I try to conjure up the Chris Martin in me. Speak from the tender heart! Be honest and brave! Show love to your ex! But I quickly realize there is no Chris Martin in me, not this afternoon anyway. I’m exhausted. I’ve been up since 5 a.m. I want to eat a clump of November mud just to have something in my stomach.
“Where are you having Thanksgiving? Where should the kids eat? Blah blah blah.”
We go back and forth for an uneasy two or three minutes. We mumble stuff in each other’s general direction as Charlie, 1, cries his face off in his car seat and Henry, 4, keeps asking me to run in and get him a juice box.
We settle it in the true spirit of two tired exes, of two late afternoon parents. We’ll just have Thanksgiving here. At my house. Together.
“Later,” I say.
“Later,” she says.
***
I don’t know.
I want the balance. I want the kids to have sweet, fuzzy-filtered memories of divorced parents who were always laughing and joking around each other!
*Clink* Look at that, they’re doing another toast to some random shared memory they have!
But it isn’t easy or simple either.
We have grown apart, really apart, my ex-wife and I. No surprises there, right? It happens. We speak in text mostly. We speak of our kids almost exclusively.
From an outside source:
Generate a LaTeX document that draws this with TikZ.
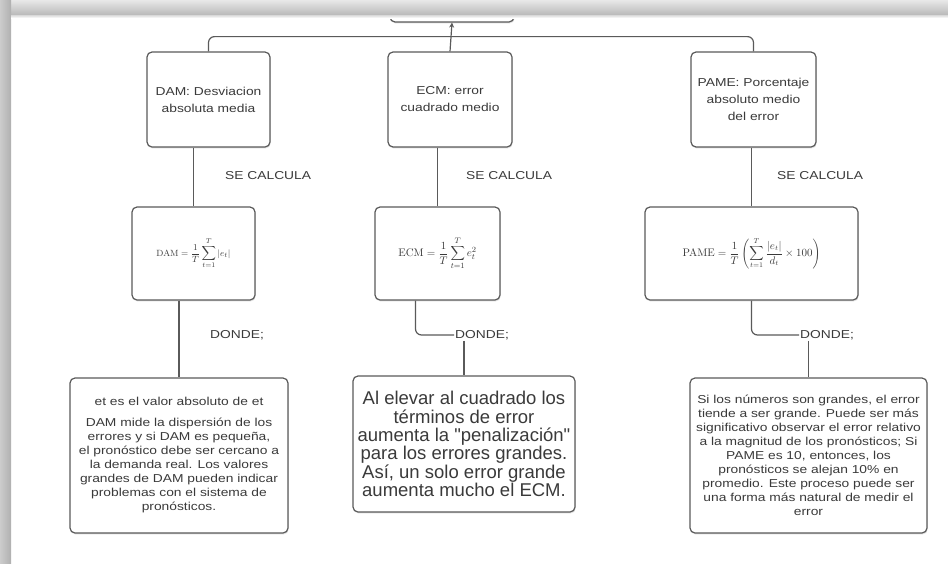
\documentclass[tikz,border=0pt]{standalone}
\usepackage[no-math]{fontspec}
\setmainfont{Liberation Sans}
\newfontfamily\labelfont[FakeStretch=1.2]{Liberation Sans}
\newfontfamily\bigfont[Ligatures=TeXOff]{Liberation Sans}
\usetikzlibrary{arrows.meta,calc,shadows}
\definecolor{edge}{HTML}{5A5A5A}
\definecolor{ink}{HTML}{3A3A3A}
\begin{document}
\begin{tikzpicture}[x=1pt,y=-1pt,
  card/.style={draw=edge, line width=1.2pt, rounded corners=5pt, fill=white,
    drop shadow={opacity=0.25, shadow xshift=0.6pt, shadow yshift=-1.4pt},
    inner sep=0pt, text=ink, align=center},
  smalltxt/.style={font=\labelfont\fontsize{11.5}{17}\selectfont, text=ink},
  conn/.style={draw=edge, line width=1.2pt, rounded corners=6pt},
  tag/.style={smalltxt, inner sep=1pt, anchor=west}]
\useasboundingbox (0,0) rectangle (948,563);
\fill[white] (0,0) rectangle (948,563);

% root box (only its lower part shows under the toolbar)
\node[card, minimum width=124pt, minimum height=44pt] (top) at (452,0) {};

% the three measures
\node[card, smalltxt, minimum width=123pt, minimum height=95pt] (dam) at (208.5,99.5)
  {DAM: Desviacion\\absoluta media};
\node[card, smalltxt, minimum width=124pt, minimum height=95pt] (ecm) at (450,99.5)
  {ECM: error\\cuadrado medio};
\node[card, smalltxt, minimum width=125pt, minimum height=95pt] (pame) at (753.5,99.5)
  {PAME: Porcentaje\\absoluto medio\\del error};

% formulas
\node[card, minimum width=123pt, minimum height=93pt, font=\fontsize{9.5}{11}\selectfont] (damf) at (193.5,253.5)
  {$\displaystyle \mathrm{DAM}=\frac{1}{T}\sum_{t=1}^{T}|e_t|$};
\node[card, minimum width=125pt, minimum height=93pt, font=\fontsize{11}{13}\selectfont] (ecmf) at (437.5,253.5)
  {$\displaystyle \mathrm{ECM}=\frac{1}{T}\sum_{t=1}^{T}e_t^{2}$};
\node[card, minimum width=213pt, minimum height=93pt, font=\fontsize{10.5}{12}\selectfont] (pamef) at (751.5,253.5)
  {$\displaystyle \mathrm{PAME}=\frac{1}{T}\left(\sum_{t=1}^{T}\frac{|e_t|}{d_t}\times 100\right)$};

% explanations
\node[card, minimum width=218pt, minimum height=155pt,
      font=\labelfont\fontsize{11.5}{14}\selectfont] (damb) at (179,455.5)
  {et es el valor absoluto de et\\[7pt]
   DAM mide la dispersión de los\\
   errores y si DAM es pequeña,\\
   el pronóstico debe ser cercano a\\
   la demanda real. Los valores\\
   grandes de DAM pueden indicar\\
   problemas con el sistema de\\
   pronósticos.};
\node[card, minimum width=222pt, minimum height=136pt,
      font=\bigfont\fontsize{18.5}{18.4}\selectfont] (ecmb) at (464,444)
  {Al elevar al cuadrado los\\
   términos de error\\
   aumenta la "penalización"\\
   para los errores grandes.\\
   Así, un solo error grande\\
   aumenta mucho el ECM.};
\node[card, minimum width=237pt, minimum height=155pt,
      font=\labelfont\fontsize{11.5}{14}\selectfont] (pameb) at (808.5,455.5)
  {Si los números son grandes, el error\\
   tiende a ser grande. Puede ser más\\
   significativo observar el error relativo\\
   a la magnitud de los pronósticos; Si\\
   PAME es 10, entonces, los\\
   pronósticos se alejan 10\% en\\
   promedio. Este proceso puede ser\\
   una forma más natural de medir el\\
   error};

% edge labels
\node[tag] (scA) at (224,176) {SE CALCULA};
\node[tag] (scB) at (465,176) {SE CALCULA};
\node[tag] (scC) at (776,176) {SE CALCULA};
\node[tag] (doA) at (209,335) {DONDE;};
\node[tag] (doB) at (454,335) {DONDE;};
\node[tag] (doC) at (799,335) {DONDE;};

% connectors
\coordinate (busj) at ($(top.south)+(0,14)$);
\draw[conn] (dam.north) |- (busj) -| (pame.north);
\draw[draw=edge, line width=1.2pt, -{Stealth[length=5pt,width=5pt]}] (ecm.north) -- (top.south);

\draw[conn] (dam.south -| damf.north) -- (damf.north);
\draw[conn] (ecm.south -| ecmf.north) -- (ecmf.north);
\draw[conn] (pame.south -| pamef.north) -- (pamef.north);

\coordinate (ecmo) at ($(ecmf.south)+(-22,0)$);
\draw[conn] (damf.south -| damb.north) -- (damb.north);
\draw[conn] (ecmo) |- (doB.west);
\draw[conn] (doB.south -| ecmb.north) -- (ecmb.north);
\draw[conn] (pamef.south) |- (doC.west);
\draw[conn] (doC.south -| pameb.north) -- (pameb.north);

% window chrome: toolbar shadow and left margin
\shade[top color=gray!18, bottom color=gray!55] (0,0) rectangle (948,15);
\shade[left color=gray!40, right color=gray!62] (0,0) rectangle (11,563);
\shade[top color=gray!30, bottom color=white] (11,15) rectangle (948,18);
\end{tikzpicture}
\end{document}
In divorce, I think different people move along at different speeds and although I have been clocking my own trajectory hard over the last year, the truth is, I have no idea what her speed is. I guess I never ask. We used to talk about everything. Now, we only talk about the kids.
Isn’t that strange?
People are funny.
But mostly people are scared and aloof and dumb.
I am anyway.
***
We can make it cool though, and we will. Thanksgiving ought to be this sort of day when people come together and suck down some beers, house a four-pound plate of overcooked grub, talk a little, laugh a little, take offense at certain things said, feel glad they have a place to hang at for the holidays, and feel glad as hell that they don’t have to live with certain people gathered around the table for pumpkin pie.
Plus, at the back of my mind flaps a bittersweet flag, a notion that there probably won’t be too many more holidays like this, holidays where the kids are still young and wild-eyed and we have this fleeting chance as parents to lay all the new aside and try on our goofy old past. For just a couple of hours, for the kids’ sake, or for whatever the reasons, we each tell ourselves when we go there in our thoughts.
Change will keep coming.
There probably won’t be many more times when we can both sit there together and look at those three kids we created together, raise a bottle of beer to the only true legacy that will always bloom up out of our once upon a time.
Hell, I might as well look forward to it, and in a lot of ways -- I’ve got to be honest -- I am. It’s like, it’s one thing to watch your kids shovel down mashed potatoes and turkey in a heated rush so they can get back to Sponge Bob on the tube, you know? But it’s another thing entirely to do that with family.
Even if there are times when you try like hell to pretend that it isn’t.